Paul Chong / Monday, 1 December 2014
It’s that time of the year when American gather to celebrate their “Thanksgiving”. Across the world in China where such practice is alien, the story of a Chinese millionaire Xiong Shuihua performinghis kind & act of “thanksgiving” has gone viral.
It’s hard to believe such benevolence exists in this world of greed & corruption. To find such a character of a man would be comparable to finding a needle in the haystack. Shuihua never forget the kindness of the people who helped him in his days of poverty & struggle.
Now that he has made his fortune, he returns to his old village to give back to the society that helped him before.
It’s story like this that touches the hearts & mind of the community.
Daily Mail, Daily Telegraph & various media have splashed their headlines:
* Millionaire Chinese businessman bulldozes run down huts replacing them with flats for free . . .
* Chinese millionaire builds free luxury homes for entire village where he grew up
* Chinese millionaire providing free meals . . .
He has housed 72 families to repay them for their kindness in his youth.
A further 18 families who were particularly kind will be given villas to live in.
Elderly and low paid residents will also be given three meals a day for free.

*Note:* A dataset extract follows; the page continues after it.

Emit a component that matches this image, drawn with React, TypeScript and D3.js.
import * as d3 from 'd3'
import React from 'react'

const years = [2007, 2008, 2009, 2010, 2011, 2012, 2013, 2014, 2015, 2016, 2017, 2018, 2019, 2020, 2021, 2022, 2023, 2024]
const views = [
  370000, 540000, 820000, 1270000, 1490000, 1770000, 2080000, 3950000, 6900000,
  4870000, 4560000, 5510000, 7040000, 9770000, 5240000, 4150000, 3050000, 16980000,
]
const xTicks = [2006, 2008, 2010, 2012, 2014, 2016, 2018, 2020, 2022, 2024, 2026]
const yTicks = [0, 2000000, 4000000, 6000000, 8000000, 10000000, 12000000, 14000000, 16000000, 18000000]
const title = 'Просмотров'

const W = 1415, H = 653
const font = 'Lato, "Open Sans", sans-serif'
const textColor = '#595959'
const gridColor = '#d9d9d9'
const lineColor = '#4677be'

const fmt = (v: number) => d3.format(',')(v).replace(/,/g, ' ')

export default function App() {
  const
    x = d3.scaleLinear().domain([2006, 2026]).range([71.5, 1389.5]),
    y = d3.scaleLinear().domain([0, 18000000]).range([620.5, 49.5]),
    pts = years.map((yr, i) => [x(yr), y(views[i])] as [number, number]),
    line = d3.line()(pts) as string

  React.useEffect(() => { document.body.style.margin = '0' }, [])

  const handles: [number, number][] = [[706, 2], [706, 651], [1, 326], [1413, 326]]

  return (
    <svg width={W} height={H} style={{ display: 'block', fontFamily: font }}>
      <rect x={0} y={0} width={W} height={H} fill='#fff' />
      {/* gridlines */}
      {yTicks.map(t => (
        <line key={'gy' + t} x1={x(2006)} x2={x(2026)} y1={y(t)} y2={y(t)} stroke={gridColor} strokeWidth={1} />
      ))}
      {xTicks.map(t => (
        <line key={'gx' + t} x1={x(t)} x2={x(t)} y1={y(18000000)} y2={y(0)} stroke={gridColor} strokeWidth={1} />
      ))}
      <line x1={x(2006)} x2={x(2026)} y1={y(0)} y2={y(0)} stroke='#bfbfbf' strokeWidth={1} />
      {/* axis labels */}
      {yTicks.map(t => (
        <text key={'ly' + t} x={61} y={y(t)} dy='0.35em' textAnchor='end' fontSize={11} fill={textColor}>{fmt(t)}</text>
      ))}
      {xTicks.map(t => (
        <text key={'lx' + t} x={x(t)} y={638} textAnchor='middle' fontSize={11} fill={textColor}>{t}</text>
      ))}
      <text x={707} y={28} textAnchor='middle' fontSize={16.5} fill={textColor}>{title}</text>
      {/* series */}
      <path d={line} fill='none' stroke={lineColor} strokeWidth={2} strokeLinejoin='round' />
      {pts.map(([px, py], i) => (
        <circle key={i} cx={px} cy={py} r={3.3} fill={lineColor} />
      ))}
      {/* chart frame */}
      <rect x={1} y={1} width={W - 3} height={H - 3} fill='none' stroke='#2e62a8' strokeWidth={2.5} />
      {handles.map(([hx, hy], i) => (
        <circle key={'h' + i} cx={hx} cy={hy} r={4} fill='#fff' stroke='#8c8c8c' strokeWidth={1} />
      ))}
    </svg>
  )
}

Xiong Shuihua was born in Xiongkeng village in the city of Xinyu, southern China and said that his family had always been well looked after and supported by residents in his childhood.

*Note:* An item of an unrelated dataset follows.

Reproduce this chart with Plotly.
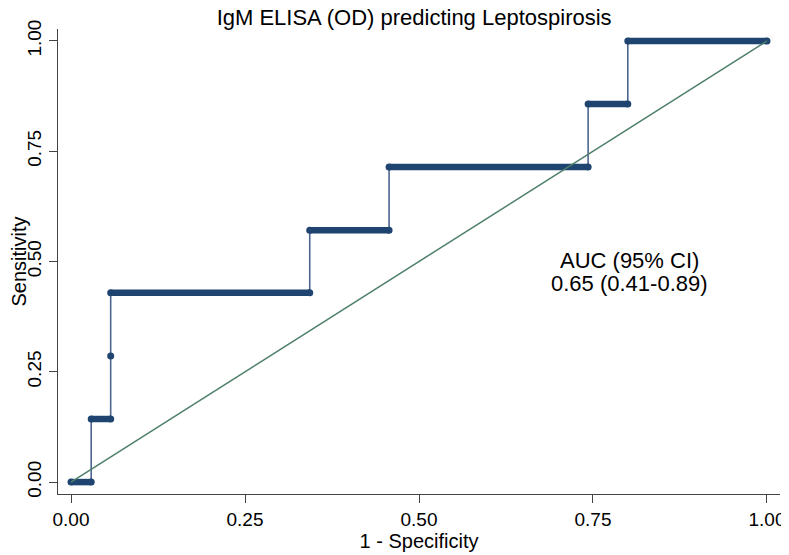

So when the 54-year-old ended up making millions in the steel industry he decided to repay the favour – for free.
After making his millions, the business tycoon decided to return to the village and give everybody a place of their own to live.
The multimillionaire made his money first of all in the construction industry and later by getting involved in the steel trade.
Xiong Shuihua said he could afford the development as he had ‘earned more money than I knew what to do with.
He said: ‘I earned more money than I knew what to do with, and I didn’t want to forget my roots.
‘I always pay my debts, and wanted to make sure the people who helped me when I was younger and my family were paid back.’
Elderly local Qiong Chu, 75, said: ‘I remember his parents. They were kind-hearted people who cared very much for others, and it’s great that their son has inherited that kindness.’